Arthur Bollard

Personal information
- Full name: Arthur Bollard
- Born: 17 April 1879 North Sydney, New South Wales, Australia
- Died: 30 December 1919 (aged 40) Sydney, New South Wales, Australia

Playing information
- Position: Second-row
Club
| Years | Team | Pld | T | G | FG | P |
| 1908–11 | North Sydney | 25 | 6 | 0 | 0 | 18 |
Representative
| Years | Team | Pld | T | G | FG | P |
| 1909 | New South Wales | 2 | 0 | 0 | 0 | 0 |
| 1909 | Australia | 2 | 0 | 0 | 0 | 0 |
- Source: As of 26 February 2019

= Arthur Bollard =

Australian rugby league footballer

Arthur Bollard (1879−1919) was an Australian rugby league footballer who played in the 1900s and 1910s.

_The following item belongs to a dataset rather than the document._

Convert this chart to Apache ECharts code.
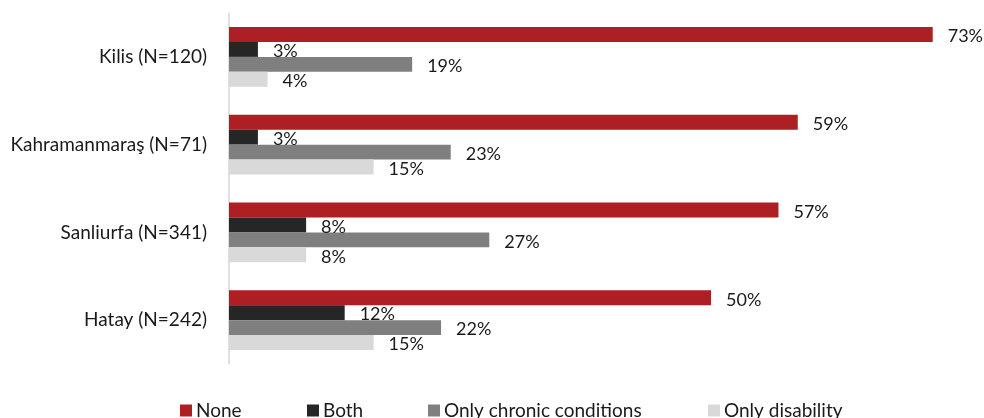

He played for North Sydney in the NSWRL competition and was a foundation player of the club.

==Playing career==
Bollard played in North Sydney's first ever season in 1908 which was also the first season of the NSWRL competition in Australia. Bollard played 4 seasons for Norths and retired at the end of 1911.

Bollard also represented Australia and New South Wales on 2 occasions for both sides in 1909.